560th anniversary of the Fall of Constantinople commemmorated
The Emperor has asked that Austenasians today commemmorate the 560th anniversary of the Fall of Constantinople in 1453, which marked the end of the Roman Empire and, in the opinion of many historians, of the medieval period.
The Austenasian Star is flying vertically from the Imperial Residence today as a sign of respect – this is the customary equivalent to flying it half mast, as it lacks a flagpole.
The Emperor has also uploaded a video to YouTube which can be seen here, a recording of a chant lamenting the fall of the city, with a more detailed account of the event in the video’s description.
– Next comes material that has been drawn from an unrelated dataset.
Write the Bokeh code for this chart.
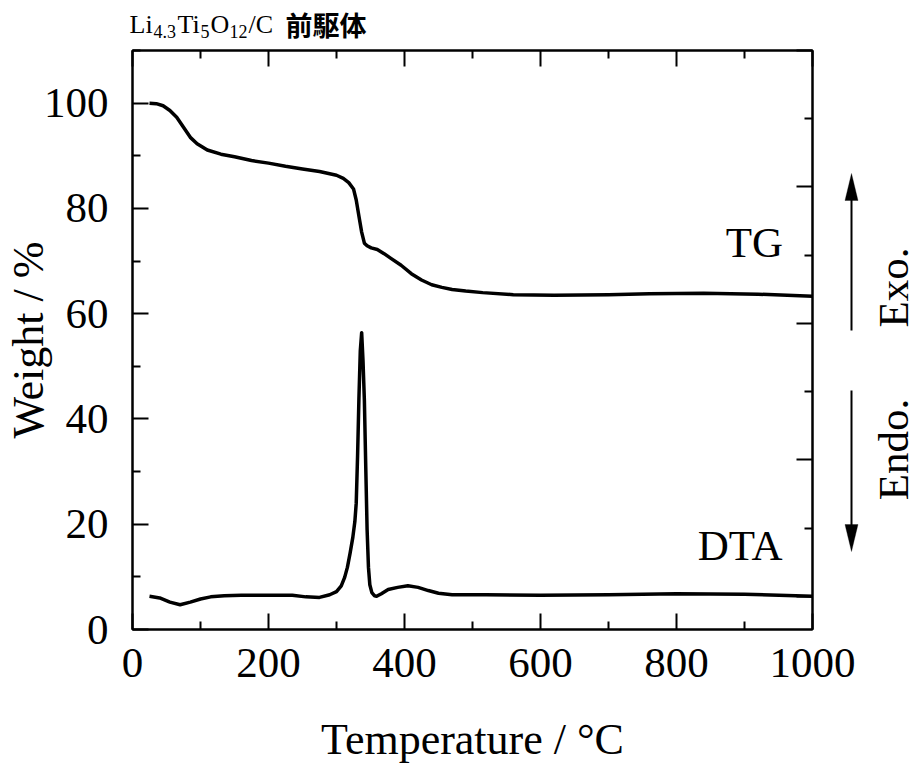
from bokeh.plotting import figure
from bokeh.models import (Range1d, LinearAxis, FixedTicker, Label, Arrow, GridBox,
                          PolyAnnotation, CustomLabelingPolicy)
from bokeh.embed import file_html
from bokeh.resources import INLINE

# ---------------- data ----------------
tg_temp = [25, 35, 45, 55, 65, 75, 85, 95, 110, 130, 150, 175, 200, 225, 250, 275,
           300, 310, 318, 325, 329, 333, 337, 341, 345, 351, 360, 370, 380, 395,
           410, 425, 440, 455, 470, 490, 515, 560, 620, 700, 760, 840, 920, 1000]
tg_weight = [100.0, 99.9, 99.5, 98.6, 97.3, 95.4, 93.5, 92.3, 91.1, 90.3, 89.8, 89.1,
             88.6, 88.0, 87.5, 87.0, 86.3, 85.7, 84.9, 83.7, 81.6, 78.5, 75.5, 73.4,
             72.9, 72.5, 72.2, 71.4, 70.5, 69.2, 67.6, 66.4, 65.5, 65.0, 64.6, 64.3,
             64.0, 63.6, 63.5, 63.6, 63.8, 63.9, 63.7, 63.3]

dta_temp = [25, 40, 55, 70, 85, 100, 115, 135, 160, 200, 235, 255, 275, 290, 300,
            307, 312, 316, 320, 324, 327, 329, 331, 333, 335, 337, 339, 341, 343,
            345, 347, 349, 352, 356, 359, 366, 376, 390, 405, 420, 435, 450, 470,
            520, 600, 700, 800, 900, 1000]
dta_signal = [6.3, 6.0, 5.2, 4.7, 5.2, 5.8, 6.2, 6.4, 6.5, 6.5, 6.5, 6.2, 6.1, 6.6,
              7.2, 8.3, 9.9, 11.8, 14.5, 17.5, 20.5, 24.0, 33.0, 44.0, 53.0, 56.4,
              51.0, 43.5, 31.0, 19.0, 11.8, 8.5, 7.0, 6.4, 6.3, 6.8, 7.6, 8.0, 8.3,
              8.0, 7.4, 6.9, 6.6, 6.6, 6.5, 6.6, 6.8, 6.7, 6.3]

x_major = [0, 200, 400, 600, 800, 1000]
x_minor = [100, 300, 500, 700, 900]
y_major = [0, 20, 40, 60, 80, 100]
y_minor = [10, 30, 50, 70, 90, 110]
dta_major = [0, 20, 40, 60, 80]
dta_minor = [10, 30, 50, 70]

# ---------------- layout constants ----------------
W, H = 915, 769
FL, FR, FT, FB = 131, 812, 50, 629

SERIF = "Liberation Serif"
CJK = "Noto Sans CJK JP"

# ---------------- main plot ----------------
p = figure(width=W, height=H,
           x_range=Range1d(0, 1000), y_range=Range1d(0, 110),
           output_backend="svg", toolbar_location=None,
           min_border_left=FL, min_border_right=W - FR,
           min_border_top=FT, min_border_bottom=H - FB)
p.extra_y_ranges = {"dta": Range1d(-4.84, 80)}
p.xgrid.visible = False
p.ygrid.visible = False
p.outline_line_color = "black"
p.outline_line_width = 2
p.background_fill_color = "white"
p.border_fill_color = "white"

hide_labels = CustomLabelingPolicy(
    code="const all = [...indices]; for (const i of all) indices.unset(i); return indices")


def style(ax, major, minor):
    ax.ticker = FixedTicker(ticks=major, minor_ticks=minor)
    ax.axis_line_color = "black"
    ax.axis_line_width = 2
    ax.major_tick_in = 16
    ax.major_tick_out = 0
    ax.minor_tick_in = 8
    ax.minor_tick_out = 0
    ax.major_tick_line_width = 2
    ax.minor_tick_line_width = 2
    ax.major_tick_line_color = "black"
    ax.minor_tick_line_color = "black"
    ax.major_label_text_font = SERIF
    ax.major_label_text_font_size = "43px"
    ax.major_label_text_color = "black"
    ax.axis_label_text_font = SERIF
    ax.axis_label_text_font_size = "44px"
    ax.axis_label_text_font_style = "normal"
    ax.axis_label_text_color = "black"


def mute(ax):
    ax.major_label_policy = hide_labels
    ax.major_label_text_font_size = "1px"
    ax.major_label_standoff = 0


xa = p.xaxis[0]
style(xa, x_major, x_minor)
xa.axis_label = "Temperature / °C"
xa.major_label_standoff = 19
xa.axis_label_standoff = 35

ya = p.yaxis[0]
style(ya, y_major, y_minor)
ya.axis_label = "Weight / %"
ya.major_label_standoff = 24
ya.axis_label_standoff = -12

top = LinearAxis()
style(top, x_major, x_minor)
mute(top)
p.add_layout(top, "above")

right = LinearAxis(y_range_name="dta")
style(right, dta_major, dta_minor)
mute(right)
p.add_layout(right, "right")

p.line(tg_temp, tg_weight, line_color="black", line_width=3.5, line_join="round")
p.line(dta_temp, dta_signal, line_color="black", line_width=3.5, line_join="round")

p.add_layout(Label(x=(725 - FL) / (FR - FL) * 1000, y=(FB - 257 + 15) / (FB - FT) * 110,
                   text="TG", text_font=SERIF, text_font_size="43px",
                   text_color="black", text_baseline="alphabetic"))
p.add_layout(Label(x=(697 - FL) / (FR - FL) * 1000, y=(FB - 560 + 15) / (FB - FT) * 110,
                   text="DTA", text_font=SERIF, text_font_size="43px",
                   text_color="black", text_baseline="alphabetic"))

# ---------------- transparent overlay (page-pixel coordinates) ----------------
q = figure(width=W, height=H, x_range=Range1d(0, W), y_range=Range1d(H, 0),
           x_axis_type=None, y_axis_type=None, output_backend="svg",
           toolbar_location=None, min_border=0)
q.frame_align = False
q.outline_line_color = None
q.grid.visible = False
q.background_fill_alpha = 0
q.border_fill_alpha = 0


def lab(text, px, py, size, font=SERIF, style="normal", align="left", angle=0.0):
    # (px, py): desired alphabetic-baseline anchor in page pixels
    off = 0.35 * size
    if angle:
        px = px - off
    else:
        py = py - off
    q.add_layout(Label(x=px, y=py, text=text, text_font=font,
                       text_font_size=f"{size}px", text_font_style=style,
                       text_color="black", text_align=align,
                       text_baseline="alphabetic", angle=angle))


# title: Li4.3Ti5O12/C 前駆体
lab("Li", 129, 33, 26)
lab("4.3", 153, 37, 18)
lab("Ti", 177, 33, 26)
lab("5", 200, 37, 18)
lab("O", 210, 33, 26)
lab("12", 229, 37, 18)
lab("/C", 248, 33, 26)
lab("前駆体", 285, 33, 27, font=CJK, style="bold")

# Exo. / Endo.
lab("Exo.", 908, 287, 43, align="center", angle=1.5708)
lab("Endo.", 908, 449, 43, align="center", angle=1.5708)

AX = 851
q.add_layout(Arrow(x_start=AX, y_start=330, x_end=AX, y_end=196,
                   end=None, line_color="black", line_width=2))
q.add_layout(PolyAnnotation(xs=[AX, AX - 6.5, AX + 6.5], ys=[173, 200, 200],
                            fill_color="black", fill_alpha=1, line_color="black",
                            line_width=1))
q.add_layout(Arrow(x_start=AX, y_start=390, x_end=AX, y_end=528,
                   end=None, line_color="black", line_width=2))
q.add_layout(PolyAnnotation(xs=[AX, AX - 6.5, AX + 6.5], ys=[551, 524, 524],
                            fill_color="black", fill_alpha=1, line_color="black",
                            line_width=1))

layout = GridBox(children=[(p, 0, 0), (q, 0, 0)])
open("out.html", "w").write(file_html(layout, INLINE))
Constantinople was founded as the eastern capital of the Roman Empire in 330 by Constantine I, with the eastern half of the empire (known as the “Byzantine Empire” by later western European historians but still referred to as the “Empire of the Romans” by its citizens and neighbours) surviving the fall of the west in the 470s for almost a thousand years.
The Eastern Roman Empire flourished during the Early Middle Ages but entered terminal decline after 1204 when Constantinople was temporarily taken by western crusaders.
By 1400, the mighty Eastern Roman Empire had declined to the extent that it consisted of little more than Constantinople itself and a few Greek islands. In 1453, the Ottoman (Turkish) Sultan Mehmed II led an attack on Constantinople.
Although heavily outnumbered (7,000:80,000) and facing vastly superior technology, the Romans held out for over a month before the city fell on 29 May. The last Roman Emperor, Constantine XI, threw off his purple regalia and died leading the last remnants of the Roman army in a final charge against the Ottomans after they breached the walls.